Stated goal:
Give all of the lines again, with nothing added or dropped.

## start

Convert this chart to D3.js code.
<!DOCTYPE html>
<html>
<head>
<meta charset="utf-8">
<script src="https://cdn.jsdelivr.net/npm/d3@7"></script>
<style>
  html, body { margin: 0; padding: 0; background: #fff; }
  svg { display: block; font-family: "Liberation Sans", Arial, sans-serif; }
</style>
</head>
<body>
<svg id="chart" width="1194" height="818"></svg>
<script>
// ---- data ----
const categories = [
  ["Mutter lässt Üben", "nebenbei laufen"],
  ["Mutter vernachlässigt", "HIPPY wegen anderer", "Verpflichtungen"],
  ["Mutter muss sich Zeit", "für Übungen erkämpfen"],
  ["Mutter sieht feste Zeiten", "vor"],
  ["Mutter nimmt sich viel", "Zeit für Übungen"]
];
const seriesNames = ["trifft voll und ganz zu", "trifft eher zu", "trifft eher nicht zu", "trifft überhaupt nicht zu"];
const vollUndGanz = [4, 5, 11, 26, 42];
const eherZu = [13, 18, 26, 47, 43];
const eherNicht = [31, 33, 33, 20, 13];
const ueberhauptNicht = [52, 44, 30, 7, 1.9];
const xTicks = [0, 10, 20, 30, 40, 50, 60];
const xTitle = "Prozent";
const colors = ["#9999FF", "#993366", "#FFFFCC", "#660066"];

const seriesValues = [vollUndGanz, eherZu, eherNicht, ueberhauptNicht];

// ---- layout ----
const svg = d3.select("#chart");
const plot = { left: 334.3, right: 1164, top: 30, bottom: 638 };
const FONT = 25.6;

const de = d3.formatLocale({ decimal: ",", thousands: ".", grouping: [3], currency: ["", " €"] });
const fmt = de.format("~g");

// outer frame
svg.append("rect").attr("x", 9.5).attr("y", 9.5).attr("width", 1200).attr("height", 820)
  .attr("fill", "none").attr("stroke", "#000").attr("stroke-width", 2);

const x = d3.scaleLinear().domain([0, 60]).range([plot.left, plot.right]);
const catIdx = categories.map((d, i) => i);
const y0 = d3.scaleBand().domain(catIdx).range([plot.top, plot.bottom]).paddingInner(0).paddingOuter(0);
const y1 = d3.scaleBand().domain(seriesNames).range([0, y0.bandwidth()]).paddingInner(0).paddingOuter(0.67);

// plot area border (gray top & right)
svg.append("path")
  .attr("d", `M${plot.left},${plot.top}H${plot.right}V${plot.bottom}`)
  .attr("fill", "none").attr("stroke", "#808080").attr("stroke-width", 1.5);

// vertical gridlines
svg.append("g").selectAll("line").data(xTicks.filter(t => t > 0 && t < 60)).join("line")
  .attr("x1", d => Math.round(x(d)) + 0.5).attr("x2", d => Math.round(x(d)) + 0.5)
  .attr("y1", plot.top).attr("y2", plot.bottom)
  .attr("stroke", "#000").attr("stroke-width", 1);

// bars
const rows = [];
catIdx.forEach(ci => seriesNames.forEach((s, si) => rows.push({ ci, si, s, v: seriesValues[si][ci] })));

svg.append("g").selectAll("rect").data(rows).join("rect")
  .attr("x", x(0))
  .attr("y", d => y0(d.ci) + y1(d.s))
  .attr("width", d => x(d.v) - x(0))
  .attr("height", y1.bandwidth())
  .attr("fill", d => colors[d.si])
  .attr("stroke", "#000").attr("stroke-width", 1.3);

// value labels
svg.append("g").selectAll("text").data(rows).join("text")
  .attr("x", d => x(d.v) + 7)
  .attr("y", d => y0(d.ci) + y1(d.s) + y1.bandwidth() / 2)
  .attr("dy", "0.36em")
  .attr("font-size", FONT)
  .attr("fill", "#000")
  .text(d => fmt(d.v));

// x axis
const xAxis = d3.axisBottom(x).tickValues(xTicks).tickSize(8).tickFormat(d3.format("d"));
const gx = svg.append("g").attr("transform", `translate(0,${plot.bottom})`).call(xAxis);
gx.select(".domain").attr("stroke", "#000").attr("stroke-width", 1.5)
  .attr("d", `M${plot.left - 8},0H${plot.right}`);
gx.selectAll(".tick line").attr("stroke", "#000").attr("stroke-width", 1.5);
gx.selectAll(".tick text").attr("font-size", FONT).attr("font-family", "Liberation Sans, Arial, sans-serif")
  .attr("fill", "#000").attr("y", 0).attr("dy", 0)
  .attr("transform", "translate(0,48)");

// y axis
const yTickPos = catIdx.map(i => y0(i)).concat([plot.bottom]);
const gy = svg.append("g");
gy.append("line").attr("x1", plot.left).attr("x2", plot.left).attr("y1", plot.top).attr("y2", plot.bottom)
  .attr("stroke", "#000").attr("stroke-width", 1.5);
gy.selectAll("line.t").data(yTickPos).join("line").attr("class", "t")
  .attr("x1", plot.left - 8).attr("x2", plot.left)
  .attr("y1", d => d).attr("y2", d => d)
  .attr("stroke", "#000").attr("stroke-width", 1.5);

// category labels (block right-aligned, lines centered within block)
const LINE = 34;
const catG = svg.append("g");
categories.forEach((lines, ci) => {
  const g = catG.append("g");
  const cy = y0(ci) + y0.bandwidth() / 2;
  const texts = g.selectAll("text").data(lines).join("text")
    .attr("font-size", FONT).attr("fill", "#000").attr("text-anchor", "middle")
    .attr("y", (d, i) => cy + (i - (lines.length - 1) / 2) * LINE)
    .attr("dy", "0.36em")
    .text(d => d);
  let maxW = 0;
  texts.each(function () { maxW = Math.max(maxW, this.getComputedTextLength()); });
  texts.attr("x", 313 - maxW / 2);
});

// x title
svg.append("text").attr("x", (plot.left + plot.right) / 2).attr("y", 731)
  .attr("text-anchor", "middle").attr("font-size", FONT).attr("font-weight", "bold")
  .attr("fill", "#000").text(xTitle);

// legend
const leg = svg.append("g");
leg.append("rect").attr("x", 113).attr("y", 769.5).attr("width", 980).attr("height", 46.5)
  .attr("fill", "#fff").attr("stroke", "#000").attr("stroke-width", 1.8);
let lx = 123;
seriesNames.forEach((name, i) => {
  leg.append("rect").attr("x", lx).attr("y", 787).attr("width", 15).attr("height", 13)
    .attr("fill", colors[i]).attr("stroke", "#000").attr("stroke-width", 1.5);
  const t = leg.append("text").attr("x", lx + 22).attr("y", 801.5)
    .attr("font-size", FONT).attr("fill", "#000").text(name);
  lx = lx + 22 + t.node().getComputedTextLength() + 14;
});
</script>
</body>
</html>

## end

Full output:
Convert this chart to D3.js code.
<!DOCTYPE html>
<html>
<head>
<meta charset="utf-8">
<script src="https://cdn.jsdelivr.net/npm/d3@7"></script>
<style>
  html, body { margin: 0; padding: 0; background: #fff; }
  svg { display: block; font-family: "Liberation Sans", Arial, sans-serif; }
</style>
</head>
<body>
<svg id="chart" width="1194" height="818"></svg>
<script>
// ---- data ----
const categories = [
  ["Mutter lässt Üben", "nebenbei laufen"],
  ["Mutter vernachlässigt", "HIPPY wegen anderer", "Verpflichtungen"],
  ["Mutter muss sich Zeit", "für Übungen erkämpfen"],
  ["Mutter sieht feste Zeiten", "vor"],
  ["Mutter nimmt sich viel", "Zeit für Übungen"]
];
const seriesNames = ["trifft voll und ganz zu", "trifft eher zu", "trifft eher nicht zu", "trifft überhaupt nicht zu"];
const vollUndGanz = [4, 5, 11, 26, 42];
const eherZu = [13, 18, 26, 47, 43];
const eherNicht = [31, 33, 33, 20, 13];
const ueberhauptNicht = [52, 44, 30, 7, 1.9];
const xTicks = [0, 10, 20, 30, 40, 50, 60];
const xTitle = "Prozent";
const colors = ["#9999FF", "#993366", "#FFFFCC", "#660066"];

const seriesValues = [vollUndGanz, eherZu, eherNicht, ueberhauptNicht];

// ---- layout ----
const svg = d3.select("#chart");
const plot = { left: 334.3, right: 1164, top: 30, bottom: 638 };
const FONT = 25.6;

const de = d3.formatLocale({ decimal: ",", thousands: ".", grouping: [3], currency: ["", " €"] });
const fmt = de.format("~g");

// outer frame
svg.append("rect").attr("x", 9.5).attr("y", 9.5).attr("width", 1200).attr("height", 820)
  .attr("fill", "none").attr("stroke", "#000").attr("stroke-width", 2);

const x = d3.scaleLinear().domain([0, 60]).range([plot.left, plot.right]);
const catIdx = categories.map((d, i) => i);
const y0 = d3.scaleBand().domain(catIdx).range([plot.top, plot.bottom]).paddingInner(0).paddingOuter(0);
const y1 = d3.scaleBand().domain(seriesNames).range([0, y0.bandwidth()]).paddingInner(0).paddingOuter(0.67);

// plot area border (gray top & right)
svg.append("path")
  .attr("d", `M${plot.left},${plot.top}H${plot.right}V${plot.bottom}`)
  .attr("fill", "none").attr("stroke", "#808080").attr("stroke-width", 1.5);

// vertical gridlines
svg.append("g").selectAll("line").data(xTicks.filter(t => t > 0 && t < 60)).join("line")
  .attr("x1", d => Math.round(x(d)) + 0.5).attr("x2", d => Math.round(x(d)) + 0.5)
  .attr("y1", plot.top).attr("y2", plot.bottom)
  .attr("stroke", "#000").attr("stroke-width", 1);

// bars
const rows = [];
catIdx.forEach(ci => seriesNames.forEach((s, si) => rows.push({ ci, si, s, v: seriesValues[si][ci] })));

svg.append("g").selectAll("rect").data(rows).join("rect")
  .attr("x", x(0))
  .attr("y", d => y0(d.ci) + y1(d.s))
  .attr("width", d => x(d.v) - x(0))
  .attr("height", y1.bandwidth())
  .attr("fill", d => colors[d.si])
  .attr("stroke", "#000").attr("stroke-width", 1.3);

// value labels
svg.append("g").selectAll("text").data(rows).join("text")
  .attr("x", d => x(d.v) + 7)
  .attr("y", d => y0(d.ci) + y1(d.s) + y1.bandwidth() / 2)
  .attr("dy", "0.36em")
  .attr("font-size", FONT)
  .attr("fill", "#000")
  .text(d => fmt(d.v));

// x axis
const xAxis = d3.axisBottom(x).tickValues(xTicks).tickSize(8).tickFormat(d3.format("d"));
const gx = svg.append("g").attr("transform", `translate(0,${plot.bottom})`).call(xAxis);
gx.select(".domain").attr("stroke", "#000").attr("stroke-width", 1.5)
  .attr("d", `M${plot.left - 8},0H${plot.right}`);
gx.selectAll(".tick line").attr("stroke", "#000").attr("stroke-width", 1.5);
gx.selectAll(".tick text").attr("font-size", FONT).attr("font-family", "Liberation Sans, Arial, sans-serif")
  .attr("fill", "#000").attr("y", 0).attr("dy", 0)
  .attr("transform", "translate(0,48)");

// y axis
const yTickPos = catIdx.map(i => y0(i)).concat([plot.bottom]);
const gy = svg.append("g");
gy.append("line").attr("x1", plot.left).attr("x2", plot.left).attr("y1", plot.top).attr("y2", plot.bottom)
  .attr("stroke", "#000").attr("stroke-width", 1.5);
gy.selectAll("line.t").data(yTickPos).join("line").attr("class", "t")
  .attr("x1", plot.left - 8).attr("x2", plot.left)
  .attr("y1", d => d).attr("y2", d => d)
  .attr("stroke", "#000").attr("stroke-width", 1.5);

// category labels (block right-aligned, lines centered within block)
const LINE = 34;
const catG = svg.append("g");
categories.forEach((lines, ci) => {
  const g = catG.append("g");
  const cy = y0(ci) + y0.bandwidth() / 2;
  const texts = g.selectAll("text").data(lines).join("text")
    .attr("font-size", FONT).attr("fill", "#000").attr("text-anchor", "middle")
    .attr("y", (d, i) => cy + (i - (lines.length - 1) / 2) * LINE)
    .attr("dy", "0.36em")
    .text(d => d);
  let maxW = 0;
  texts.each(function () { maxW = Math.max(maxW, this.getComputedTextLength()); });
  texts.attr("x", 313 - maxW / 2);
});

// x title
svg.append("text").attr("x", (plot.left + plot.right) / 2).attr("y", 731)
  .attr("text-anchor", "middle").attr("font-size", FONT).attr("font-weight", "bold")
  .attr("fill", "#000").text(xTitle);

// legend
const leg = svg.append("g");
leg.append("rect").attr("x", 113).attr("y", 769.5).attr("width", 980).attr("height", 46.5)
  .attr("fill", "#fff").attr("stroke", "#000").attr("stroke-width", 1.8);
let lx = 123;
seriesNames.forEach((name, i) => {
  leg.append("rect").attr("x", lx).attr("y", 787).attr("width", 15).attr("height", 13)
    .attr("fill", colors[i]).attr("stroke", "#000").attr("stroke-width", 1.5);
  const t = leg.append("text").attr("x", lx + 22).attr("y", 801.5)
    .attr("font-size", FONT).attr("fill", "#000").text(name);
  lx = lx + 22 + t.node().getComputedTextLength() + 14;
});
</script>
</body>
</html>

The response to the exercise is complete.